■ Excerpted records ■
- - - - - - -

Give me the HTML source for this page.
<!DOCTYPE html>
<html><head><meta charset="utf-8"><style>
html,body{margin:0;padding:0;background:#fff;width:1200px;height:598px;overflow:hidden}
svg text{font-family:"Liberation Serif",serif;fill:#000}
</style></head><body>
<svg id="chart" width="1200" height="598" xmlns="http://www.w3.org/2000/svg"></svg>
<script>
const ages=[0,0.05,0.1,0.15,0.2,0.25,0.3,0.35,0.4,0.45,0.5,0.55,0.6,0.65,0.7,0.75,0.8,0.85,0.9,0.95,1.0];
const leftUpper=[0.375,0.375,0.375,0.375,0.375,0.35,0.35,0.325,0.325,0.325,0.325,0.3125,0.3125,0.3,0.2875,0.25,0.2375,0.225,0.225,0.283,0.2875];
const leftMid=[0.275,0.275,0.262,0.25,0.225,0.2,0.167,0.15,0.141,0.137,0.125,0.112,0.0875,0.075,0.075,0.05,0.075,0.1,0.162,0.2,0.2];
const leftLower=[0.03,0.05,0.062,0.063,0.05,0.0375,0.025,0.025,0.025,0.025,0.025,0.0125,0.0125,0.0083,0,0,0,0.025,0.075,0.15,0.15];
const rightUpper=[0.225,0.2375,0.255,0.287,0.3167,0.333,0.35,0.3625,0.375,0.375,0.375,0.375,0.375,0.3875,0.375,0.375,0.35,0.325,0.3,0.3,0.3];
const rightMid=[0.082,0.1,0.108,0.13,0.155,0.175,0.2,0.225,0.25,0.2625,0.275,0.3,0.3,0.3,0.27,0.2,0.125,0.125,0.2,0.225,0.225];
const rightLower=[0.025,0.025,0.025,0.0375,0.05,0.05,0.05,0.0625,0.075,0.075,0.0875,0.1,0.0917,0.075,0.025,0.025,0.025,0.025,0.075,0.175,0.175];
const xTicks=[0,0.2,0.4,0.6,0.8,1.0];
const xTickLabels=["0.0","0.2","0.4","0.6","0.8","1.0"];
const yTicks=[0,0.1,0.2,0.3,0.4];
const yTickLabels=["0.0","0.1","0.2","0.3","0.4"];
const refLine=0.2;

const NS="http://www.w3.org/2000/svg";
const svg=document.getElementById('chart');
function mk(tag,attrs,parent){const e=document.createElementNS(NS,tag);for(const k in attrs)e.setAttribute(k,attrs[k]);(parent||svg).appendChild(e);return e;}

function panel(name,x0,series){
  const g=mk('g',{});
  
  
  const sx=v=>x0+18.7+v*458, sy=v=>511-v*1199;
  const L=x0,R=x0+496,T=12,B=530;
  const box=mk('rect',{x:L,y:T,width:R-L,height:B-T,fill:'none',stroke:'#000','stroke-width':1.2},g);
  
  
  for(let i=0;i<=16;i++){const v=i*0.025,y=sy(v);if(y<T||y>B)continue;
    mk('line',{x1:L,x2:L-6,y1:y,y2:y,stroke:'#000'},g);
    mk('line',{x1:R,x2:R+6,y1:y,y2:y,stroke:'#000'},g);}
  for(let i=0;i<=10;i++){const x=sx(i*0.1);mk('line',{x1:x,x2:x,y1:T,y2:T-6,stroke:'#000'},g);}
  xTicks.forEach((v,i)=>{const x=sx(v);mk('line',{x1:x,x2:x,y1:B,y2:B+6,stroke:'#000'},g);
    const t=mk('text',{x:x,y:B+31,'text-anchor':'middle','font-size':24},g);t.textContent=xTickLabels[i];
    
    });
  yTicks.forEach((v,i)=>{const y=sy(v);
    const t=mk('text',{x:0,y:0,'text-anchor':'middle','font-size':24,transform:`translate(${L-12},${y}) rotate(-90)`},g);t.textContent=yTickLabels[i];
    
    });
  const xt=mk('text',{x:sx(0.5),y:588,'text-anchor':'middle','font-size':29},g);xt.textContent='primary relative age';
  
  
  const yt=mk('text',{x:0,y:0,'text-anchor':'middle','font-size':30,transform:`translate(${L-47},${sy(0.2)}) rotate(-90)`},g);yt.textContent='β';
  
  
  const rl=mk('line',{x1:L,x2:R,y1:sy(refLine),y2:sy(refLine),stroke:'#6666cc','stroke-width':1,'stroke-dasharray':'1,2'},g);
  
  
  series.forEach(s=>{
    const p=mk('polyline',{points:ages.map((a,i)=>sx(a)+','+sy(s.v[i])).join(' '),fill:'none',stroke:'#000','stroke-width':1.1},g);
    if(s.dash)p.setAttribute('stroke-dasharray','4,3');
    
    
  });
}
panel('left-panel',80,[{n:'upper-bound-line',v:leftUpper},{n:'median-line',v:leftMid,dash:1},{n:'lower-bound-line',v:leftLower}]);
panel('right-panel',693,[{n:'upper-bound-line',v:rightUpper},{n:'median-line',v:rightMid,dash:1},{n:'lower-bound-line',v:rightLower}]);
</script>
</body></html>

- - - - - - -

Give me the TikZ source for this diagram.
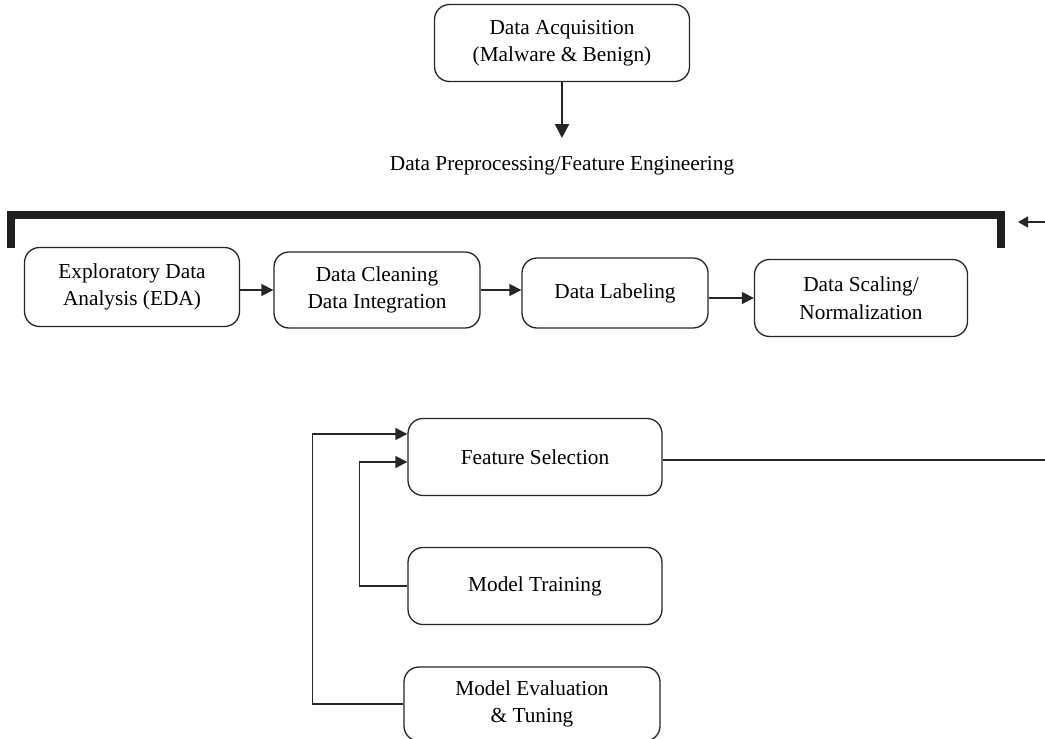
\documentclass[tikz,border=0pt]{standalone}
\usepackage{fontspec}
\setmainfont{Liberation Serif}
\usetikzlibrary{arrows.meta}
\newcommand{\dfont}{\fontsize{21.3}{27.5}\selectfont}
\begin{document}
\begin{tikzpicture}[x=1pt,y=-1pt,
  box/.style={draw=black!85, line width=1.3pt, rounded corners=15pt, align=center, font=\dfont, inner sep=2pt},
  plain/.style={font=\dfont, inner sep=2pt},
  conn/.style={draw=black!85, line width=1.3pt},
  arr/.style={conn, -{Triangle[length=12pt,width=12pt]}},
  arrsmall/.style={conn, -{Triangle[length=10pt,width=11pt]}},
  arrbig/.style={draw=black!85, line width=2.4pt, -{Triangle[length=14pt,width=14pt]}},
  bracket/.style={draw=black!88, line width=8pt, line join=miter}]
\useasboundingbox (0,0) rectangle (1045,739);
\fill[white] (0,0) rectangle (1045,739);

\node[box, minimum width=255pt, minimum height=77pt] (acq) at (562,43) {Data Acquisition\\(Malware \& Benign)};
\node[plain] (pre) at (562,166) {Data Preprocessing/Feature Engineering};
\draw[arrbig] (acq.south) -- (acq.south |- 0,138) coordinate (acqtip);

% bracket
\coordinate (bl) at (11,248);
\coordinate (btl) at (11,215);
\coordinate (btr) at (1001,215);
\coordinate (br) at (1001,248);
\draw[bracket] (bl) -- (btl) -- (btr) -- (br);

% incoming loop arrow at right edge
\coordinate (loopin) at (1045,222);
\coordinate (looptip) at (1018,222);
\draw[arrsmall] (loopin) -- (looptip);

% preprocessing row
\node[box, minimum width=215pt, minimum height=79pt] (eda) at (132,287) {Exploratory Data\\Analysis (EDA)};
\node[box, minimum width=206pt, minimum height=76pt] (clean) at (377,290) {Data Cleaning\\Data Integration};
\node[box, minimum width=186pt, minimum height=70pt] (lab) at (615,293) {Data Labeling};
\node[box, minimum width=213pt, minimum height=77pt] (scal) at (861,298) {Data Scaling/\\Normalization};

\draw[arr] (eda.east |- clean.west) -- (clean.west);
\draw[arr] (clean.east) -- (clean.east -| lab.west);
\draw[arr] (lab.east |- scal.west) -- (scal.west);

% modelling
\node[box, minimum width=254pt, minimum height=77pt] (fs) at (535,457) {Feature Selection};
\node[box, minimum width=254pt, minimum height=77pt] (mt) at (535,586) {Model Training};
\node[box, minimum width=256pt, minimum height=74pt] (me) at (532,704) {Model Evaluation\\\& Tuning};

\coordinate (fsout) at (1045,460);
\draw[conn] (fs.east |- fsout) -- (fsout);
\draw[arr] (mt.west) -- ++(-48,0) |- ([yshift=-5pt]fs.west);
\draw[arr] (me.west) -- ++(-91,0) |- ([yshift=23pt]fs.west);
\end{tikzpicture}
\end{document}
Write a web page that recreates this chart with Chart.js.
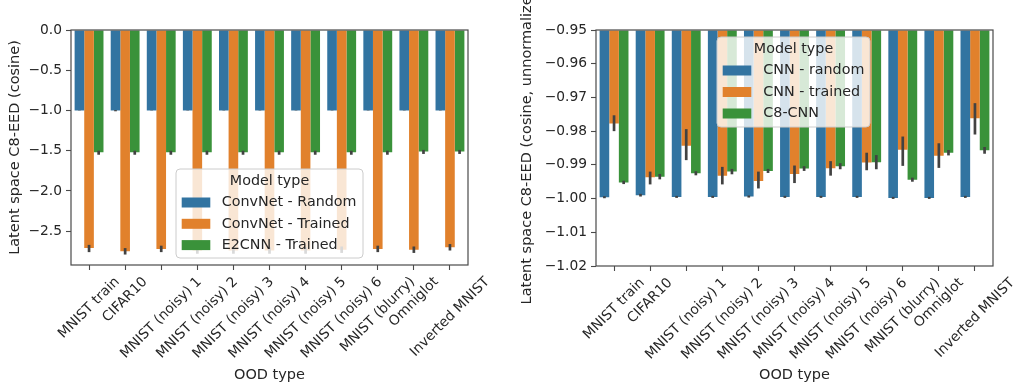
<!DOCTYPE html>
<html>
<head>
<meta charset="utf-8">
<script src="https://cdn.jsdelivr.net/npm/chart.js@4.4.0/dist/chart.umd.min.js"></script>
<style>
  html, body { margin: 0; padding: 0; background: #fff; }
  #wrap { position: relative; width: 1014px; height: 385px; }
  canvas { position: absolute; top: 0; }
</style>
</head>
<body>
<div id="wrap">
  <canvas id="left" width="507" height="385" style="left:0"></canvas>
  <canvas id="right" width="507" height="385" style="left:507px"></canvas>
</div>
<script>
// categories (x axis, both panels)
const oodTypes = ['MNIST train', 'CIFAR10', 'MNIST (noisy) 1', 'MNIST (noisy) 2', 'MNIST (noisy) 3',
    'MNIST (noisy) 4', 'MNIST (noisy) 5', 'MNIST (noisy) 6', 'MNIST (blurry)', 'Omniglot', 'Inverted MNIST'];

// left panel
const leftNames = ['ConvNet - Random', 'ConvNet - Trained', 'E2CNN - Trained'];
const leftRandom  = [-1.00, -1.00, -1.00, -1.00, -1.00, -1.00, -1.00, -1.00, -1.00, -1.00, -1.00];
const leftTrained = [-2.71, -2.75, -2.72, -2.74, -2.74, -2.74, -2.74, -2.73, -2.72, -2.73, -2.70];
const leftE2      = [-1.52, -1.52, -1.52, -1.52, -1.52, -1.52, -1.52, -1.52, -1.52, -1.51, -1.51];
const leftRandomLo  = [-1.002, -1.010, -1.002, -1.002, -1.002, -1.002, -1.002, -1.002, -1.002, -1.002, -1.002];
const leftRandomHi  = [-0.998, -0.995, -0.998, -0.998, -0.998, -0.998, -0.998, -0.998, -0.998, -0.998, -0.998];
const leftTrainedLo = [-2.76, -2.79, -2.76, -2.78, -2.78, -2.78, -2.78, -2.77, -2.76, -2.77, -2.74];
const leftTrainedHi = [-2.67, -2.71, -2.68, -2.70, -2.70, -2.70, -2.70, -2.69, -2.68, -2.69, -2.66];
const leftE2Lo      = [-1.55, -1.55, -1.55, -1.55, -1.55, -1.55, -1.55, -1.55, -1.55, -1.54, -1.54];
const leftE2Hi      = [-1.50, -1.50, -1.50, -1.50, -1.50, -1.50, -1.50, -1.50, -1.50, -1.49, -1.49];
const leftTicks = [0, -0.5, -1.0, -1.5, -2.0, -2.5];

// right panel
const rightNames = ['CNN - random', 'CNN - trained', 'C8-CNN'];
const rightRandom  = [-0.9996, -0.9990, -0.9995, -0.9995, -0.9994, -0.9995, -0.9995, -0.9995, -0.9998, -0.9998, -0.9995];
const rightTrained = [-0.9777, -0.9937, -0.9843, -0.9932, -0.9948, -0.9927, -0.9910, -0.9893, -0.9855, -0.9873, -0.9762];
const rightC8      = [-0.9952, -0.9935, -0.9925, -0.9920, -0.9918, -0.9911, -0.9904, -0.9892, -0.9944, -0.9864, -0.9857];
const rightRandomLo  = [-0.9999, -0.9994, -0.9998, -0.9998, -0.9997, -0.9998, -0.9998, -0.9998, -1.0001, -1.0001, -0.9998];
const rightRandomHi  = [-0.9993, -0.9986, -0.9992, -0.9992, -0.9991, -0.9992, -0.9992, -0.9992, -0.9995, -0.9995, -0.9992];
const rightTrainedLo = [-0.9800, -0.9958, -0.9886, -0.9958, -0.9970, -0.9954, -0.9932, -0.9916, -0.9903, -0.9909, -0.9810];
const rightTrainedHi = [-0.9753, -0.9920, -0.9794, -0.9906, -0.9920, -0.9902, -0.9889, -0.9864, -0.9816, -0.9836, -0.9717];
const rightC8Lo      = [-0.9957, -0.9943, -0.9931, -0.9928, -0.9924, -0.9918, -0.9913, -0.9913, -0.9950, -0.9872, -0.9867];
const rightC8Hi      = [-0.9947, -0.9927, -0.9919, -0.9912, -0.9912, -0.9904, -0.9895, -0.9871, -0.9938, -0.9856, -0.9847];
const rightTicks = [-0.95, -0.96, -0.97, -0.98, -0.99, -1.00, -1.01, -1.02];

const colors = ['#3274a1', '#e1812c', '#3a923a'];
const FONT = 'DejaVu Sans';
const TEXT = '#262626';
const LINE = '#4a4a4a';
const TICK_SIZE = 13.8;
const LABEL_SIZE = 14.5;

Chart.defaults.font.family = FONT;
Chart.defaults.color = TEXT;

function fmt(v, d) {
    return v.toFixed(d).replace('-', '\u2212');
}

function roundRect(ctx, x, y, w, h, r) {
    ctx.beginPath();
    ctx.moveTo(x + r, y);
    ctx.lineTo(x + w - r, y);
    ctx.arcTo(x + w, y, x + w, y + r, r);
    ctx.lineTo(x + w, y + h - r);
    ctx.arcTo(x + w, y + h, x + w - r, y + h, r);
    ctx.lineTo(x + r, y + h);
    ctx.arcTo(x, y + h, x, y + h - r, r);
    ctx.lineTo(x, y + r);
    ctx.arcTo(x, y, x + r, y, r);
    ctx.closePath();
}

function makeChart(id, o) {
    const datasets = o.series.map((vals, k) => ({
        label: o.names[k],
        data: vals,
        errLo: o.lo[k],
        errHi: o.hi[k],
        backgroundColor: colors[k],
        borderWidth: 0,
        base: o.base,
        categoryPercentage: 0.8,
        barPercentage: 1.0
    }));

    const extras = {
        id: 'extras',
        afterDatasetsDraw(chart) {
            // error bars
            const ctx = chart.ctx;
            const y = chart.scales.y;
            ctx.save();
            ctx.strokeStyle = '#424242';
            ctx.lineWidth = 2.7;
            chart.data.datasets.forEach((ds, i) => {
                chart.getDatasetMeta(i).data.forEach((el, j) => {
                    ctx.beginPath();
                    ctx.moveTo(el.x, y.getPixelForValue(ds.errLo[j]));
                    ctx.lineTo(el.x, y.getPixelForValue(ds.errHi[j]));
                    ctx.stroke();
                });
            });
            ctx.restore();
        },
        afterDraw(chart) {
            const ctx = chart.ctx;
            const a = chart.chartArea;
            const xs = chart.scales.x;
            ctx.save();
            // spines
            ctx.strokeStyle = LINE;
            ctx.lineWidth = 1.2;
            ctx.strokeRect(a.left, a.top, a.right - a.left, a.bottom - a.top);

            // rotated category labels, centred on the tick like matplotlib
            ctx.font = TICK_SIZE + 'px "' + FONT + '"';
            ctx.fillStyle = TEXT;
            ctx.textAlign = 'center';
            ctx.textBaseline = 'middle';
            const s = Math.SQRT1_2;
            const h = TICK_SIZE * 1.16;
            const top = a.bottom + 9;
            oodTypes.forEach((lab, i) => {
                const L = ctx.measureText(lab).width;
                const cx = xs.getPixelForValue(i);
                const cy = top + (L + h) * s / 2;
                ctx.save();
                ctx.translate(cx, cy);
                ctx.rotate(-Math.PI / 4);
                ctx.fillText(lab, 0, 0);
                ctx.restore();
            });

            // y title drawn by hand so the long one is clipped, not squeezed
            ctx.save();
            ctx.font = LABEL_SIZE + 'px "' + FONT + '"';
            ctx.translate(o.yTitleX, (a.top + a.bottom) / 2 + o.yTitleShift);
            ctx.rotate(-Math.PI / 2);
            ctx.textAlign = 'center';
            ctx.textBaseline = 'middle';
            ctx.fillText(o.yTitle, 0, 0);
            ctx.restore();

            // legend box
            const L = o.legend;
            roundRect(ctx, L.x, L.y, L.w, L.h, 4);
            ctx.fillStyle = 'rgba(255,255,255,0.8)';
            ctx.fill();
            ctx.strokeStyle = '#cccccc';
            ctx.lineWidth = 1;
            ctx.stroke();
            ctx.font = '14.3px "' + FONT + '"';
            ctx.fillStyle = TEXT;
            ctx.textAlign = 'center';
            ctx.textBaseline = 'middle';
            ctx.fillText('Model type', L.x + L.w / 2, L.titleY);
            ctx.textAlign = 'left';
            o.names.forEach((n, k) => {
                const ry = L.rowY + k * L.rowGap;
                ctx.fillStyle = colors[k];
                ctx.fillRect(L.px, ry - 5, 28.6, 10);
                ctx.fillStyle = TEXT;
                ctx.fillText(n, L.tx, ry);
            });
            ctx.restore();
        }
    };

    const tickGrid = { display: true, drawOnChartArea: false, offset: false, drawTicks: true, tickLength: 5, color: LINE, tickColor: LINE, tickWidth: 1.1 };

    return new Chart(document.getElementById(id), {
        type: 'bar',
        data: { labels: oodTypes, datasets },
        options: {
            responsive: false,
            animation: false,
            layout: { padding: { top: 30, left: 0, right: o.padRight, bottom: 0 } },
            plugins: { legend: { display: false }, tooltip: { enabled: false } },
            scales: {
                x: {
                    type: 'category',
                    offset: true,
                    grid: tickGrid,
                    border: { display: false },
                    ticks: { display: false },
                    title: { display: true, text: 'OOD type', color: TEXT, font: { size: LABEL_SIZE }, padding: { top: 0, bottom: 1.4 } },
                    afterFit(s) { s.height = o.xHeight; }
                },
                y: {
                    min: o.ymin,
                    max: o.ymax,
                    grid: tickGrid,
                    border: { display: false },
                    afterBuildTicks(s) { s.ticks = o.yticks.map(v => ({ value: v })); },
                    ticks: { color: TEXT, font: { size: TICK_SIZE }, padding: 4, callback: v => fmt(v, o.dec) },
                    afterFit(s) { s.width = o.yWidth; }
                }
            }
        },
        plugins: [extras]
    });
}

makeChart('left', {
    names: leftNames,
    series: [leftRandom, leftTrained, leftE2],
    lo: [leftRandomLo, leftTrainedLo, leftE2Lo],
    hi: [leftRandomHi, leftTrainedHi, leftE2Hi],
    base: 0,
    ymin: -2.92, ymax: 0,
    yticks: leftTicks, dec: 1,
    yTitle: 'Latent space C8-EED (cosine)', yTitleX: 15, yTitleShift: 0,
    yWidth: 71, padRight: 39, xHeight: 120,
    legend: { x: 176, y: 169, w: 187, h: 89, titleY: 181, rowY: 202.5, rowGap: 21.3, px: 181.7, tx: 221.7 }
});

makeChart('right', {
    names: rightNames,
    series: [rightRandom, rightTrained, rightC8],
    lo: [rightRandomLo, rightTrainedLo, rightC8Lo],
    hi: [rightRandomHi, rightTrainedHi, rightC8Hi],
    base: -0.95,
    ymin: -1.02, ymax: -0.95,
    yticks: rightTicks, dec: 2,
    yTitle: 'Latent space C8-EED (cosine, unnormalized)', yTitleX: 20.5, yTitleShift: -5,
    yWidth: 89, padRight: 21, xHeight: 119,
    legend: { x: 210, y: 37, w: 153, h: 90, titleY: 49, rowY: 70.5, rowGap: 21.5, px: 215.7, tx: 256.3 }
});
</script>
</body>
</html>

- - - - - - -

■ Objective ■
Pull out only the lines from the one with "Write a web" up to and including the one with "const leftTicks = [0, -0.5, -1.0, -1.5, -2.0, -2.5];", and drop any pictures along the way.

■ Result of the exercise ■
Write a web page that recreates this chart with Chart.js.
<!DOCTYPE html>
<html>
<head>
<meta charset="utf-8">
<script src="https://cdn.jsdelivr.net/npm/chart.js@4.4.0/dist/chart.umd.min.js"></script>
<style>
  html, body { margin: 0; padding: 0; background: #fff; }
  #wrap { position: relative; width: 1014px; height: 385px; }
  canvas { position: absolute; top: 0; }
</style>
</head>
<body>
<div id="wrap">
  <canvas id="left" width="507" height="385" style="left:0"></canvas>
  <canvas id="right" width="507" height="385" style="left:507px"></canvas>
</div>
<script>
// categories (x axis, both panels)
const oodTypes = ['MNIST train', 'CIFAR10', 'MNIST (noisy) 1', 'MNIST (noisy) 2', 'MNIST (noisy) 3',
    'MNIST (noisy) 4', 'MNIST (noisy) 5', 'MNIST (noisy) 6', 'MNIST (blurry)', 'Omniglot', 'Inverted MNIST'];

// left panel
const leftNames = ['ConvNet - Random', 'ConvNet - Trained', 'E2CNN - Trained'];
const leftRandom  = [-1.00, -1.00, -1.00, -1.00, -1.00, -1.00, -1.00, -1.00, -1.00, -1.00, -1.00];
const leftTrained = [-2.71, -2.75, -2.72, -2.74, -2.74, -2.74, -2.74, -2.73, -2.72, -2.73, -2.70];
const leftE2      = [-1.52, -1.52, -1.52, -1.52, -1.52, -1.52, -1.52, -1.52, -1.52, -1.51, -1.51];
const leftRandomLo  = [-1.002, -1.010, -1.002, -1.002, -1.002, -1.002, -1.002, -1.002, -1.002, -1.002, -1.002];
const leftRandomHi  = [-0.998, -0.995, -0.998, -0.998, -0.998, -0.998, -0.998, -0.998, -0.998, -0.998, -0.998];
const leftTrainedLo = [-2.76, -2.79, -2.76, -2.78, -2.78, -2.78, -2.78, -2.77, -2.76, -2.77, -2.74];
const leftTrainedHi = [-2.67, -2.71, -2.68, -2.70, -2.70, -2.70, -2.70, -2.69, -2.68, -2.69, -2.66];
const leftE2Lo      = [-1.55, -1.55, -1.55, -1.55, -1.55, -1.55, -1.55, -1.55, -1.55, -1.54, -1.54];
const leftE2Hi      = [-1.50, -1.50, -1.50, -1.50, -1.50, -1.50, -1.50, -1.50, -1.50, -1.49, -1.49];
const leftTicks = [0, -0.5, -1.0, -1.5, -2.0, -2.5];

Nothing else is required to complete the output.